(GIVEN EXERCISE)
Return the material word for word. Do not include the pictures.

(PROVIDED DATA)
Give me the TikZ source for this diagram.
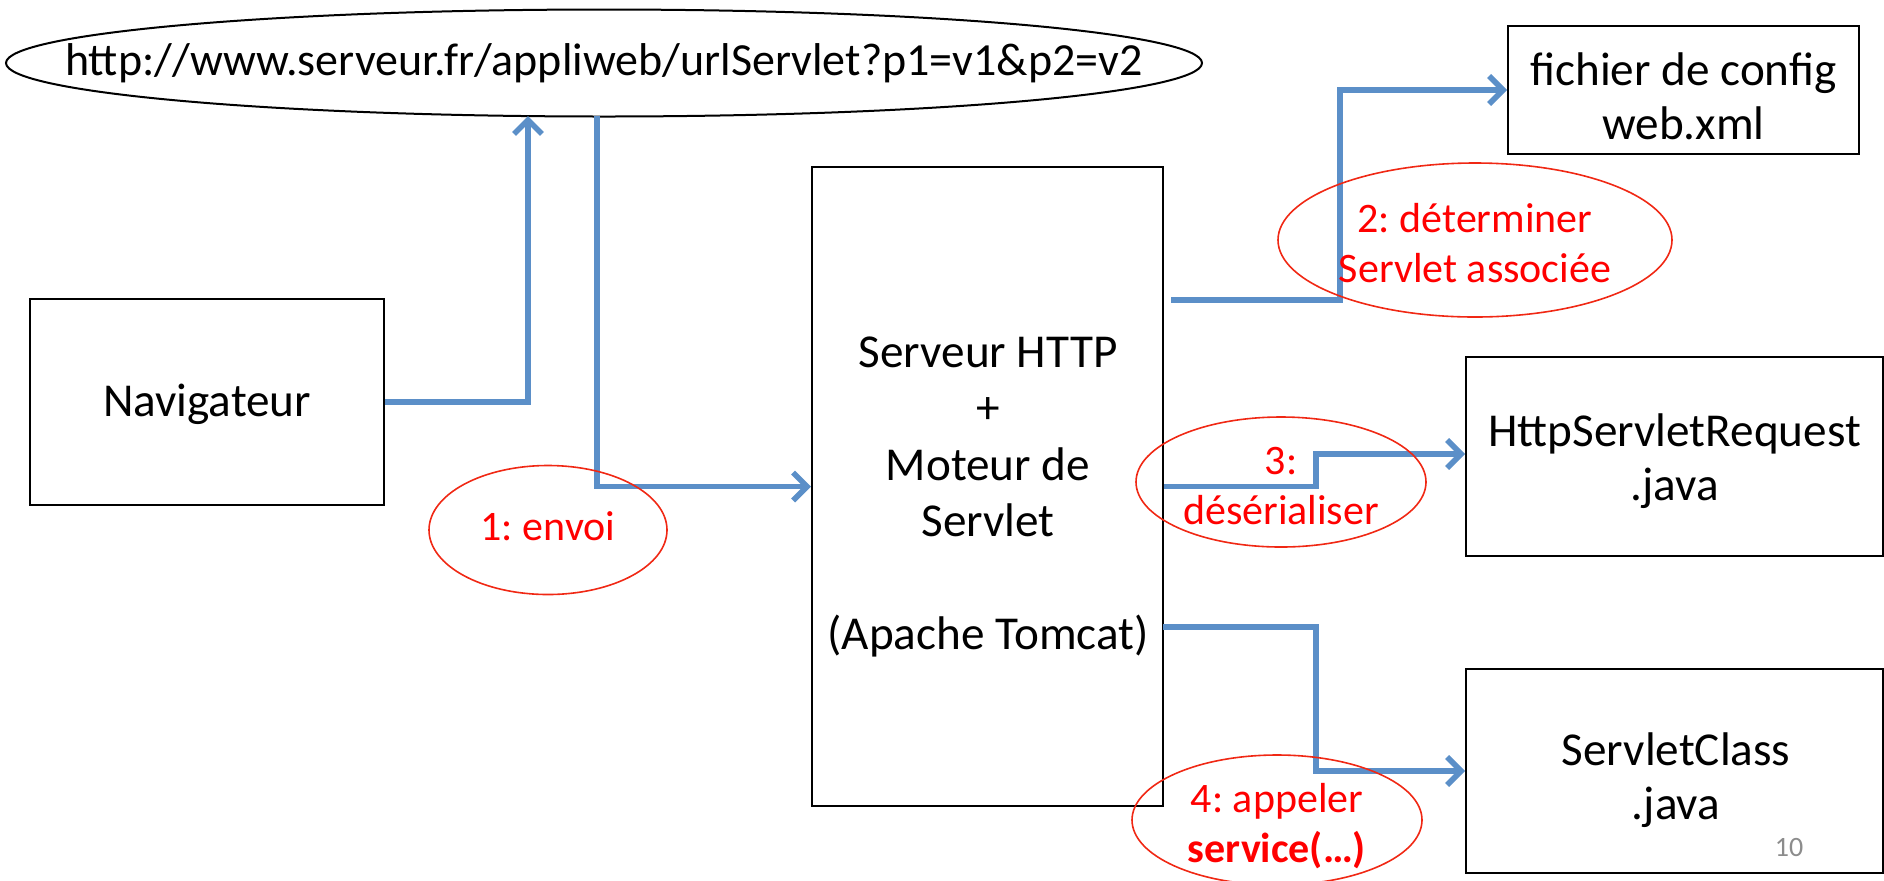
\documentclass[tikz,border=0pt]{standalone}
\usepackage{fontspec}
\setmainfont{Carlito}
\usetikzlibrary{arrows.meta,shapes.geometric}
\definecolor{flow}{RGB}{91,143,200}
\definecolor{pagenum}{RGB}{140,140,140}
\definecolor{note}{RGB}{255,0,0}
\definecolor{noteline}{RGB}{240,40,20}
\frenchspacing
\begin{document}
\begin{tikzpicture}[x=0.5pt,y=-0.5pt,
  box/.style={draw=black,line width=1pt,inner sep=0pt},
  txt/.style={inner sep=0pt,align=center,font=\fontsize{23.6}{27}\selectfont},
  redtxt/.style={inner sep=0pt,align=center,text=note,font=\fontsize{21}{25.3}\selectfont},
  oval/.style={ellipse,draw=noteline,line width=0.8pt,inner sep=0pt},
  flowline/.style={draw=flow,line width=2.8pt,
    -{Straight Barb[length=7pt,width=14pt]}}]
\useasboundingbox (0,0) rectangle (1884,880);

% boxes
\node[ellipse,draw=black,line width=1pt,inner sep=0pt,minimum width=598pt,minimum height=53.5pt] (url) at (604,63) {};
\node[txt,font=\fontsize{23}{27}\selectfont] (urltxt) at (url.center) {http://www.serveur.fr/appliweb/urlServlet?p1=v1\&p2=v2};
\node[box,minimum width=177pt,minimum height=103pt] (nav) at (207,402) {};
\node[txt] (navtxt) at (207,404) {Navigateur};
\node[box,minimum width=175.5pt,minimum height=319.5pt] (srv) at (987.5,486.5) {};
\node[txt,font=\fontsize{23.6}{28.2}\selectfont] (srvtxt) at (988,497) {Serveur HTTP\\+\\Moteur de\\Servlet\\[28.2pt](Apache Tomcat)};
\node[box,minimum width=175.5pt,minimum height=64pt] (cfg) at (1683.5,90) {};
\node[txt] (cfgtxt) at (1683.5,96) {fichier de config\\web.xml};
\node[box,minimum width=208.5pt,minimum height=99.5pt] (req) at (1674.5,456.5) {};
\node[txt] (reqtxt) at (1674.5,461) {HttpServletRequest\\.java};
\node[box,minimum width=208.5pt,minimum height=102pt] (cls) at (1674.5,771) {};
\node[txt] (clstxt) at (1676,780) {ServletClass\\.java};
\node[inner sep=0pt,text=pagenum,font=\fontsize{14}{16}\selectfont] (pg) at (1789,847) {10};

% connectors
\coordinate (c1) at (528,116);
\coordinate (c2) at (597,116);
\draw[flowline] (nav.east) -| (c1);
\draw[flowline] (c2) |- (srv.west);

\coordinate (s2) at (1171,300);
\coordinate (k2) at (1340,300);
\draw[flowline] (s2) -- (k2) |- (cfg.west);

\coordinate (k3) at (1316,486.5);
\coordinate (k3b) at (1316,454);
\draw[flowline] (srv.east) -- (k3) -- (k3b) -- (k3b -| req.west);

\coordinate (s4) at (1163,627);
\coordinate (k4) at (1316,627);
\draw[flowline] (s4) -- (k4) |- (cls.west);

% red notes
\node[oval,minimum width=119pt,minimum height=64.5pt] (e1) at (548,530) {};
\node[redtxt] (t1) at (548,526) {1: envoi};
\node[oval,minimum width=197pt,minimum height=77pt] (e2) at (1475,240) {};
\node[redtxt] (t2) at (1475,243) {2: déterminer\\Servlet associée};
\node[oval,minimum width=145pt,minimum height=65pt] (e3) at (1281,482) {};
\node[redtxt] (t3) at (1281,486) {3:\\désérialiser};
\node[oval,minimum width=145pt,minimum height=65pt] (e4) at (1277,820) {};
\node[redtxt] (t4) at (1277,826) {4: appeler\\\textbf{service(…)}};
\end{tikzpicture}
\end{document}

(WRITTEN ANSWER)
Give me the TikZ source for this diagram.
\documentclass[tikz,border=0pt]{standalone}
\usepackage{fontspec}
\setmainfont{Carlito}
\usetikzlibrary{arrows.meta,shapes.geometric}
\definecolor{flow}{RGB}{91,143,200}
\definecolor{pagenum}{RGB}{140,140,140}
\definecolor{note}{RGB}{255,0,0}
\definecolor{noteline}{RGB}{240,40,20}
\frenchspacing
\begin{document}
\begin{tikzpicture}[x=0.5pt,y=-0.5pt,
  box/.style={draw=black,line width=1pt,inner sep=0pt},
  txt/.style={inner sep=0pt,align=center,font=\fontsize{23.6}{27}\selectfont},
  redtxt/.style={inner sep=0pt,align=center,text=note,font=\fontsize{21}{25.3}\selectfont},
  oval/.style={ellipse,draw=noteline,line width=0.8pt,inner sep=0pt},
  flowline/.style={draw=flow,line width=2.8pt,
    -{Straight Barb[length=7pt,width=14pt]}}]
\useasboundingbox (0,0) rectangle (1884,880);

% boxes
\node[ellipse,draw=black,line width=1pt,inner sep=0pt,minimum width=598pt,minimum height=53.5pt] (url) at (604,63) {};
\node[txt,font=\fontsize{23}{27}\selectfont] (urltxt) at (url.center) {http://www.serveur.fr/appliweb/urlServlet?p1=v1\&p2=v2};
\node[box,minimum width=177pt,minimum height=103pt] (nav) at (207,402) {};
\node[txt] (navtxt) at (207,404) {Navigateur};
\node[box,minimum width=175.5pt,minimum height=319.5pt] (srv) at (987.5,486.5) {};
\node[txt,font=\fontsize{23.6}{28.2}\selectfont] (srvtxt) at (988,497) {Serveur HTTP\\+\\Moteur de\\Servlet\\[28.2pt](Apache Tomcat)};
\node[box,minimum width=175.5pt,minimum height=64pt] (cfg) at (1683.5,90) {};
\node[txt] (cfgtxt) at (1683.5,96) {fichier de config\\web.xml};
\node[box,minimum width=208.5pt,minimum height=99.5pt] (req) at (1674.5,456.5) {};
\node[txt] (reqtxt) at (1674.5,461) {HttpServletRequest\\.java};
\node[box,minimum width=208.5pt,minimum height=102pt] (cls) at (1674.5,771) {};
\node[txt] (clstxt) at (1676,780) {ServletClass\\.java};
\node[inner sep=0pt,text=pagenum,font=\fontsize{14}{16}\selectfont] (pg) at (1789,847) {10};

% connectors
\coordinate (c1) at (528,116);
\coordinate (c2) at (597,116);
\draw[flowline] (nav.east) -| (c1);
\draw[flowline] (c2) |- (srv.west);

\coordinate (s2) at (1171,300);
\coordinate (k2) at (1340,300);
\draw[flowline] (s2) -- (k2) |- (cfg.west);

\coordinate (k3) at (1316,486.5);
\coordinate (k3b) at (1316,454);
\draw[flowline] (srv.east) -- (k3) -- (k3b) -- (k3b -| req.west);

\coordinate (s4) at (1163,627);
\coordinate (k4) at (1316,627);
\draw[flowline] (s4) -- (k4) |- (cls.west);

% red notes
\node[oval,minimum width=119pt,minimum height=64.5pt] (e1) at (548,530) {};
\node[redtxt] (t1) at (548,526) {1: envoi};
\node[oval,minimum width=197pt,minimum height=77pt] (e2) at (1475,240) {};
\node[redtxt] (t2) at (1475,243) {2: déterminer\\Servlet associée};
\node[oval,minimum width=145pt,minimum height=65pt] (e3) at (1281,482) {};
\node[redtxt] (t3) at (1281,486) {3:\\désérialiser};
\node[oval,minimum width=145pt,minimum height=65pt] (e4) at (1277,820) {};
\node[redtxt] (t4) at (1277,826) {4: appeler\\\textbf{service(…)}};
\end{tikzpicture}
\end{document}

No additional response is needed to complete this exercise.